The pensions industry has called for more joined-up working between the different regulators after three separate reports on defined contribution (DC) pension plans were published last month.
The Pensions Regulator (TPR) published a consultation on trust-based DC schemes, as well as an analysis of the work it will carry out with the Financial Services Authority (FSA) on work-based personal pension rules and guidance. Meanwhile, the Office of Fair Trading published a DC market study.
TPR’s consultation is on a regulatory framework that will ensure employees in trust-based DC schemes receive the best return on their savings. The report includes six principles and 31 quality features that trustees should follow.
TPR’s analysis on the FSA rules looked at how closely aligned the rules are to TPR’s quality features.

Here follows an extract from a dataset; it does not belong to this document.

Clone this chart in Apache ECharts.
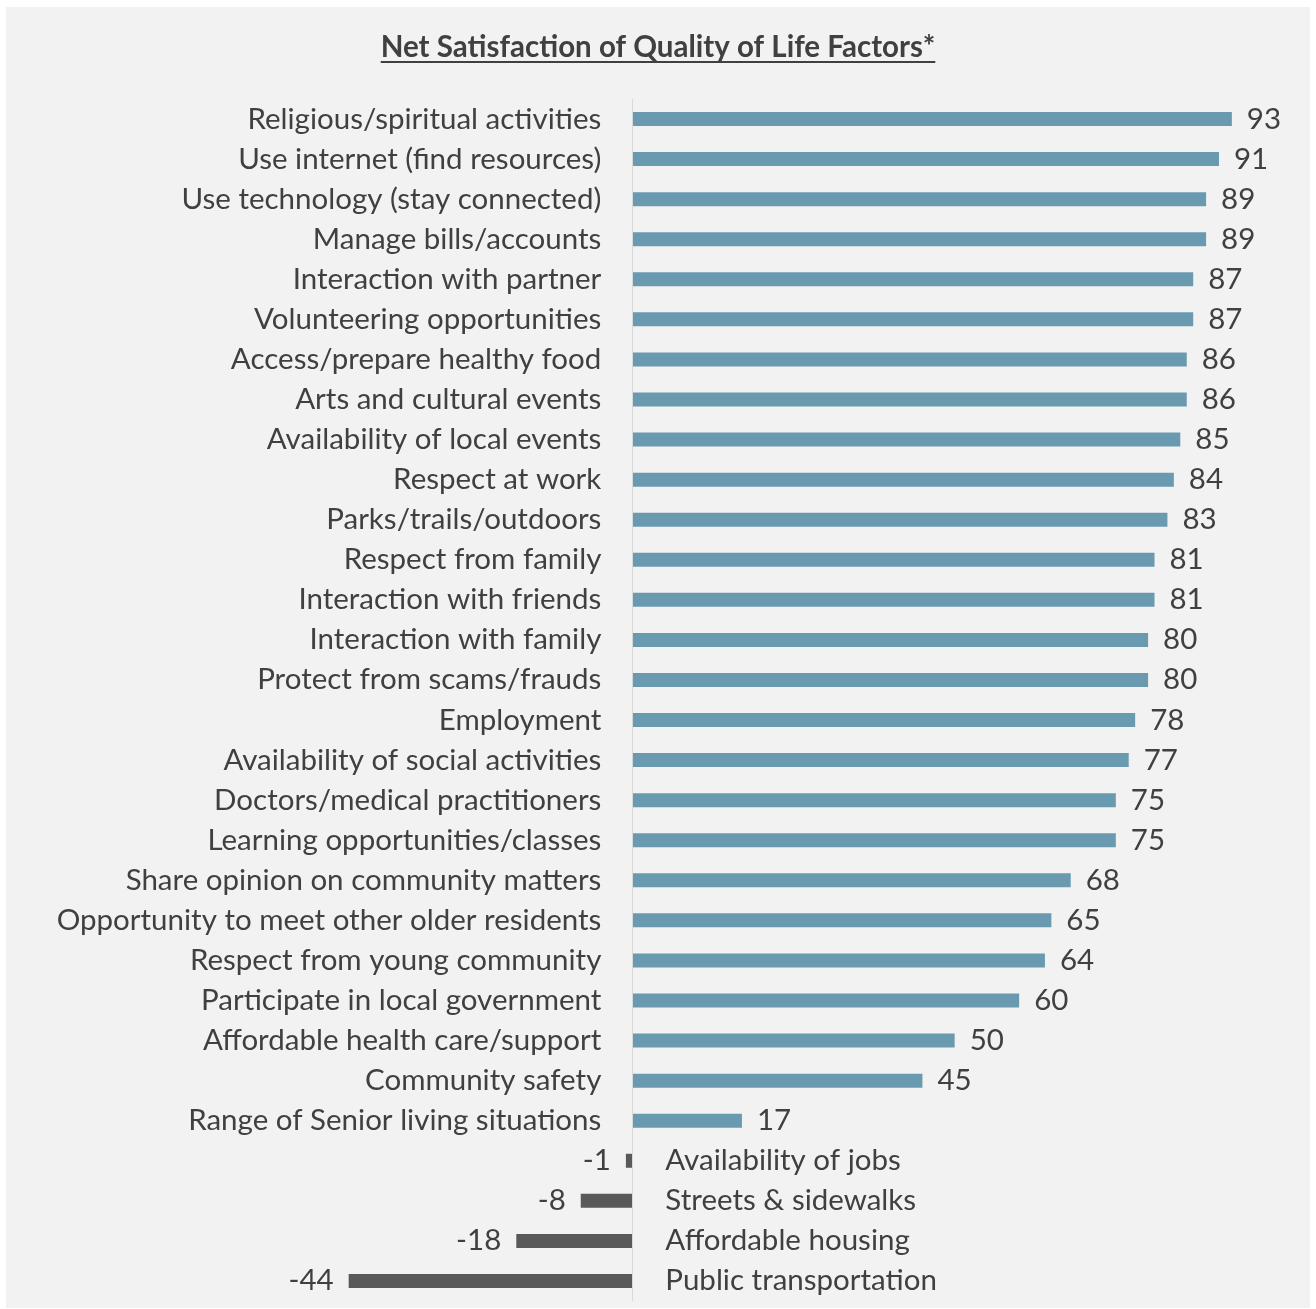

The documents were welcomed by industry, but there are concerns about a lack of joined-up working between TPR and the FSA over DC pension schemes.
Richard Wilson, senior policy adviser at the National Association of Pension Funds, said: “The regulator is saying pension schemes should be trying to focus on the right areas to improve outcomes for scheme members.
“We are just concerned that the strategy as a whole will not have the impact needed because it is not joined up enough with the FSA and it is unclear how much enforcement will be behind it.”
Jim Doran, DC consulting leader, Scotland and Northern Ireland at Mercer, said: “Unless the new framework also applies to contract-based arrangements, the proposals are likely to accentuate the two-tier trust versus contract system for workplace DC schemes that exists already.”